* [Your instructions]
Go through the lines below and copy each one that holds the string "page".

* [Material supplied]

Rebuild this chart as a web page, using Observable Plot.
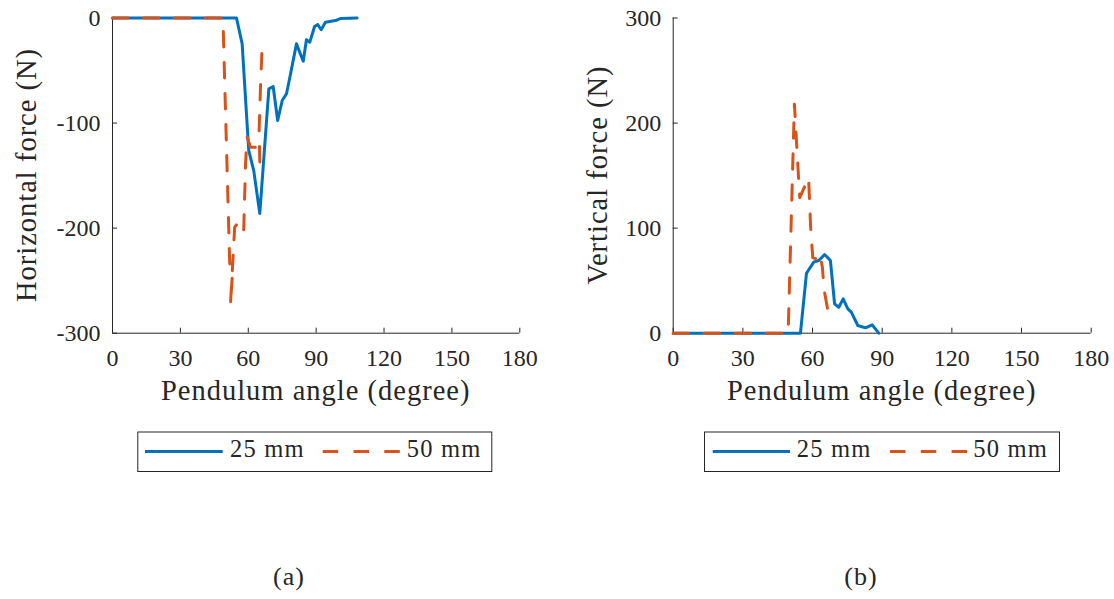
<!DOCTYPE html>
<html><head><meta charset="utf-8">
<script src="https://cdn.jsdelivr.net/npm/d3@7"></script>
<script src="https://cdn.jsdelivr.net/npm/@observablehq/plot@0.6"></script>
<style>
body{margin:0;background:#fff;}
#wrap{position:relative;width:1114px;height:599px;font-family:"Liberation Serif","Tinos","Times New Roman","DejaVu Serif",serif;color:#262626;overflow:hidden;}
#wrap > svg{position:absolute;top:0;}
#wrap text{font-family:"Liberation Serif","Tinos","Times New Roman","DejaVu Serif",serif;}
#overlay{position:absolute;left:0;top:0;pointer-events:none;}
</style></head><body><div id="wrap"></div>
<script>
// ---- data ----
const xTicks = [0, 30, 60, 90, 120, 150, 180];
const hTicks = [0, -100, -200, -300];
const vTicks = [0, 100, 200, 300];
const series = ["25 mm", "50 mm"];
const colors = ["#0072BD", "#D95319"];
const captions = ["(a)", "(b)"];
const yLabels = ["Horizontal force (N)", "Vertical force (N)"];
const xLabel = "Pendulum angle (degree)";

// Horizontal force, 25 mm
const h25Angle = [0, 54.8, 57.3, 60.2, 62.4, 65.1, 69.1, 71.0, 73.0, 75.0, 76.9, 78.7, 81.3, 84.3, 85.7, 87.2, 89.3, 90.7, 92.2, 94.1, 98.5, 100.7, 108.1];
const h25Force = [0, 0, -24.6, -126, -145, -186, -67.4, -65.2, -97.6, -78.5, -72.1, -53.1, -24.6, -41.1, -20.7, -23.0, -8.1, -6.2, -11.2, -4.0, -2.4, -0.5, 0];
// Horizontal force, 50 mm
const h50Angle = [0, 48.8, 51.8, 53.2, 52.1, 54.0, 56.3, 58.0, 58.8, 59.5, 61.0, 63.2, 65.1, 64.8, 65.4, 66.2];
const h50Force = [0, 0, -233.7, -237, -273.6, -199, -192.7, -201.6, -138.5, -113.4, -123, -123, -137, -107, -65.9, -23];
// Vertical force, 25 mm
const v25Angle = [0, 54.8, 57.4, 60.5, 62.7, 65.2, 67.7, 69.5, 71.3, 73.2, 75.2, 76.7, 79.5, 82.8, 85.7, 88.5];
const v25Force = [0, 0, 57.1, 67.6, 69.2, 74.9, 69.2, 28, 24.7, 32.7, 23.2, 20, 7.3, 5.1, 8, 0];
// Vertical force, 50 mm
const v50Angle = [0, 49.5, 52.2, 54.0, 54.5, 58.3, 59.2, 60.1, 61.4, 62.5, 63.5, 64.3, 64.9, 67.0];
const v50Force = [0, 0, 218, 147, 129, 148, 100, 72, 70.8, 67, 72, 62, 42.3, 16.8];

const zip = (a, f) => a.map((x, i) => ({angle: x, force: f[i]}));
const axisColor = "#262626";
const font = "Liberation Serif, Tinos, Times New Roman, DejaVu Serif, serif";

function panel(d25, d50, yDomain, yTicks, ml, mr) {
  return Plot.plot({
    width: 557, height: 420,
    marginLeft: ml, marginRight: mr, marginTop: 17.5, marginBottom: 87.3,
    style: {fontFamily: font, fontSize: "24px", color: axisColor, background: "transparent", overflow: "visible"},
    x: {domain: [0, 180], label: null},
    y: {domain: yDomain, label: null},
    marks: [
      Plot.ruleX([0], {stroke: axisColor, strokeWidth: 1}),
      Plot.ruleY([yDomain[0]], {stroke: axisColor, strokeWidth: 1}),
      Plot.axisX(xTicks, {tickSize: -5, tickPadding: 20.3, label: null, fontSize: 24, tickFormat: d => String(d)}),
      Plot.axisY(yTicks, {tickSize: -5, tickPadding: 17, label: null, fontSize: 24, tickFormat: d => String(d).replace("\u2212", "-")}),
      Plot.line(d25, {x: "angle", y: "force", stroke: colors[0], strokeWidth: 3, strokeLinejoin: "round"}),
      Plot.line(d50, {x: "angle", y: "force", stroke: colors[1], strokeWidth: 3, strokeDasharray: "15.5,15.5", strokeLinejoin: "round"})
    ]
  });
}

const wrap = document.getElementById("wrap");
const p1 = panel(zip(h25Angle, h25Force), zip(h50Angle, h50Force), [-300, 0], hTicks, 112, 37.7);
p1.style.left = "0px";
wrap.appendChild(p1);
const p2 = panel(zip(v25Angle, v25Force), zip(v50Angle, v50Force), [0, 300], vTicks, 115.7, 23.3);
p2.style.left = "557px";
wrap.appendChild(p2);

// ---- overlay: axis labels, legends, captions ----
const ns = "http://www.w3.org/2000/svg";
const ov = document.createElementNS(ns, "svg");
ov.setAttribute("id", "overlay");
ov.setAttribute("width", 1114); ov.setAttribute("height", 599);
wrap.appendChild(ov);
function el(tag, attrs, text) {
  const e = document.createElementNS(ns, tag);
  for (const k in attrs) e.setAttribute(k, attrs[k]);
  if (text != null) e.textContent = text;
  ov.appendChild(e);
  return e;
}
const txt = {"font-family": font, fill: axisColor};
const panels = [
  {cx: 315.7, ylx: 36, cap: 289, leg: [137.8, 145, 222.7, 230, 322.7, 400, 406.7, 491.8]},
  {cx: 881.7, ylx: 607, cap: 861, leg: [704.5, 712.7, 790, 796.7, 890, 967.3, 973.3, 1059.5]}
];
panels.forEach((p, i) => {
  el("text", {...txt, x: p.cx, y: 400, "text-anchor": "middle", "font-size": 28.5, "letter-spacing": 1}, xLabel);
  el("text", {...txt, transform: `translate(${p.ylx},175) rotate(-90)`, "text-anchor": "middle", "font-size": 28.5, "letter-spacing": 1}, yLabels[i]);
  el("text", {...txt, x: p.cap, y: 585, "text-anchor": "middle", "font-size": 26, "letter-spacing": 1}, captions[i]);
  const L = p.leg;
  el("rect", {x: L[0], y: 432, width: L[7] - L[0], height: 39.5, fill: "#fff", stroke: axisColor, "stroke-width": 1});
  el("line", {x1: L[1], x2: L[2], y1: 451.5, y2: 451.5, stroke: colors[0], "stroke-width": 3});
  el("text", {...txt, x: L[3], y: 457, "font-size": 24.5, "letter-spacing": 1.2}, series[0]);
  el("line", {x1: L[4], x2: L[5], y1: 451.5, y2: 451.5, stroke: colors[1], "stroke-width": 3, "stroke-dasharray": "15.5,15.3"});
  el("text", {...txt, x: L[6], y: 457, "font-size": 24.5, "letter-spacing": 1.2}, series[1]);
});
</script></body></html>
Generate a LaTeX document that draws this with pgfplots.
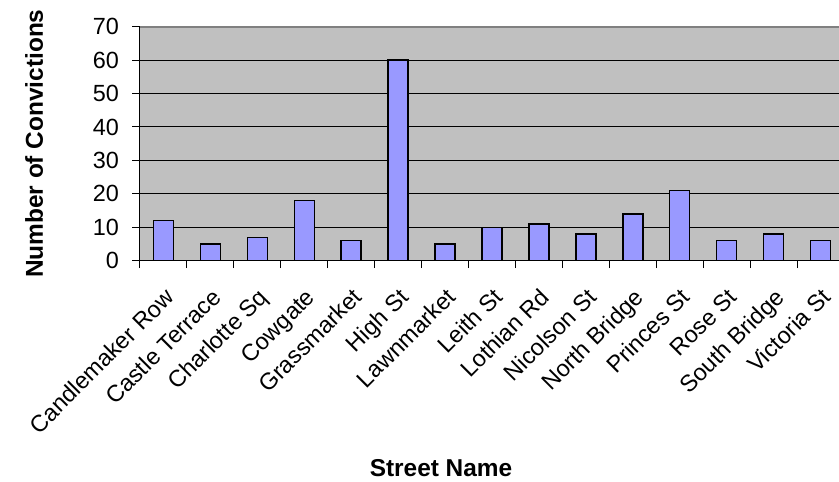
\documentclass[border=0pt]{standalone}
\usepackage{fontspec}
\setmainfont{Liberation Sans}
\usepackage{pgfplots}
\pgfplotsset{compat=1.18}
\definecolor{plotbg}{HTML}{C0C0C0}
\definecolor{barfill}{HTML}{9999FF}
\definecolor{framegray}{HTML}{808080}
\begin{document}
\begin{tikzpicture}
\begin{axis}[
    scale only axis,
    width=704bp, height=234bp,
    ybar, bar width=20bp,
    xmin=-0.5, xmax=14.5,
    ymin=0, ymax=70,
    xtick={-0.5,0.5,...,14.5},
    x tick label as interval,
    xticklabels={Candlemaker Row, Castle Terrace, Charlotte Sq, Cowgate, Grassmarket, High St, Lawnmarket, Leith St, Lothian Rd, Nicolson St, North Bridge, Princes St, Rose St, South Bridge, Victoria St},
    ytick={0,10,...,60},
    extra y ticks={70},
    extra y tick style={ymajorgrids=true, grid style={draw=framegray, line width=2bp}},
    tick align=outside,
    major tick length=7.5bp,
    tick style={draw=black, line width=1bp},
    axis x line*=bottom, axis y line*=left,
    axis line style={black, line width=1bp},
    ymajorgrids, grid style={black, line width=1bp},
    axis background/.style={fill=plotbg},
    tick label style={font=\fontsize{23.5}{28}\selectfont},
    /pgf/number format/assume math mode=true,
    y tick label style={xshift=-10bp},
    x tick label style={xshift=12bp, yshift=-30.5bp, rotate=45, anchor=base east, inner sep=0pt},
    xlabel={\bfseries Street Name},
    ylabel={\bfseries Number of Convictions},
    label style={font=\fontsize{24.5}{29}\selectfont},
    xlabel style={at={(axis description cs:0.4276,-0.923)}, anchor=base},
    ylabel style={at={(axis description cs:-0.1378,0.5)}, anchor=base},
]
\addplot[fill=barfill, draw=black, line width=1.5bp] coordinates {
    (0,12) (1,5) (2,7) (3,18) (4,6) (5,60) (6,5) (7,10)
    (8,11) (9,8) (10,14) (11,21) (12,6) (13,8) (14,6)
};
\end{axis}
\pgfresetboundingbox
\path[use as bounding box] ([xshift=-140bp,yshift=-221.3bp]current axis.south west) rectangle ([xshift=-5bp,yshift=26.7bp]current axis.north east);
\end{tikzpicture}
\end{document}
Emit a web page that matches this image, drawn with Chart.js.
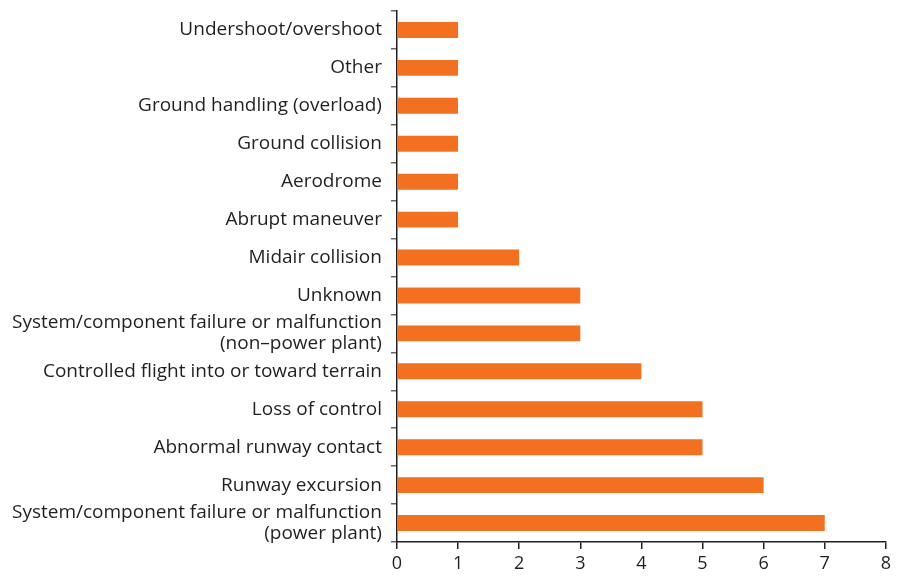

* [Response to the exercise]
Rebuild this chart as a web page, using Observable Plot.
Emit a web page that matches this image, drawn with Chart.js.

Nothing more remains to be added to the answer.